American politician and veterinarian

Ray Bennett Powell is an American politician and veterinarian from the state of New Mexico. He served as New Mexico Commissioner of Public Lands from 1993 until 2003, and again from 2011 until 2015.

== Early life and education ==
Powell was born in Albuquerque, New Mexico. He earned a Bachelor of Science degree in anthropology and biology from University of New Mexico, a Master of Science in botany and plant ecology from UNM, and a Doctorate in Veterinary Medicine from Tufts University, with an emphasis in wildlife medicine.

== Career ==

Powell entered politics in 1993 after he was appointed New Mexico commissioner of public lands by Governor Bruce King. He was elected to a full term in 1994 and reelected in 1998. Due to term limits, Powell could not run again in 2002. He ran again in 2006 and narrowly lost to Jim Baca, whom he had succeeded in 1993, in the Democratic primary. Powell ran once again in 2010 and this time was successful.
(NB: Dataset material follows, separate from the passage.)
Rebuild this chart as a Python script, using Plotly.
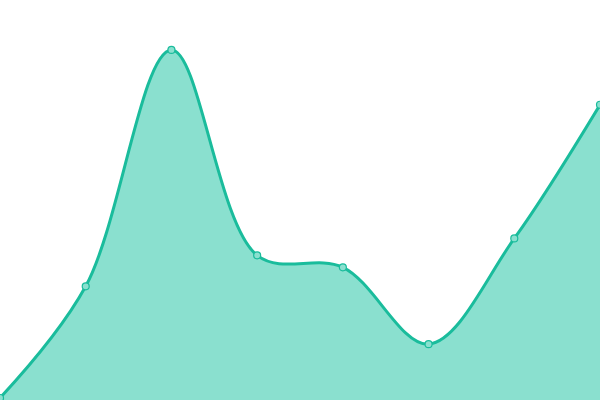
import plotly.graph_objects as go

# points along the curve
x_vals = [0, 1, 2, 3, 4, 5, 6, 7]
y_vals = [2, 114, 351, 145, 133, 56, 162, 296]

line_color = "#1abc9c"
fill_color = "#8ae0cf"

fig = go.Figure()
fig.add_trace(go.Scatter(
    x=x_vals,
    y=y_vals,
    mode="lines+markers",
    line=dict(shape="spline", smoothing=1.0, color=line_color, width=3),
    marker=dict(size=7, color=fill_color, line=dict(color=line_color, width=1.2)),
    fill="tozeroy",
    fillcolor=fill_color,
    cliponaxis=False,
    hoverinfo="skip",
))

fig.update_layout(
    width=600, height=400,
    margin=dict(l=0, r=0, t=0, b=0),
    paper_bgcolor="white",
    plot_bgcolor="white",
    showlegend=False,
    xaxis=dict(visible=False, range=[0, 7], fixedrange=True),
    yaxis=dict(visible=False, range=[0, 401], fixedrange=True),
)

# drop the page's default body margin so the chart sits at 0,0
fig.write_html(
    "out.html",
    config={"displayModeBar": False},
    post_script="document.body.style.margin='0';document.body.style.overflow='hidden';",
)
He lost in 2014 to Republican Aubrey Dunn Jr. by a margin of 704 votes out of nearly 500,000 cast.

Prior to his election as Commissioner in 2010, Powell worked with scientist and humanitarian Jane Goodall and for the Jane Goodall Institute. Powell served as the elected state land commissioner from 1993 to 2002 and from 2011 to 2014. He was the president and vice-president of the 22-member Western States Land Commissioners Association from 1996 to 1998. He served as a special assistant to Governor Bruce King with responsibility for environment, natural resources, health, and recreation. Powell served two terms as a member of the United States Department of Agriculture Committee on Foreign Animal and Poultry Diseases. In this capacity he gained significant expertise in understanding the impacts of disease and other pathogens on our human and domestic and wild animal populations. Powell served as a member of the New Mexico Board of Veterinary Regulation and Licensing from 2002 to 2010. He was the chairman of the board for much of his tenure, focusing on the humane treatment of animals.

== Personal life ==
Powell is married to Jean Civikly-Powell, a professor emerita of Communication at the University of New Mexico. She has served as Ombudsperson for the UNM faculty since 1999.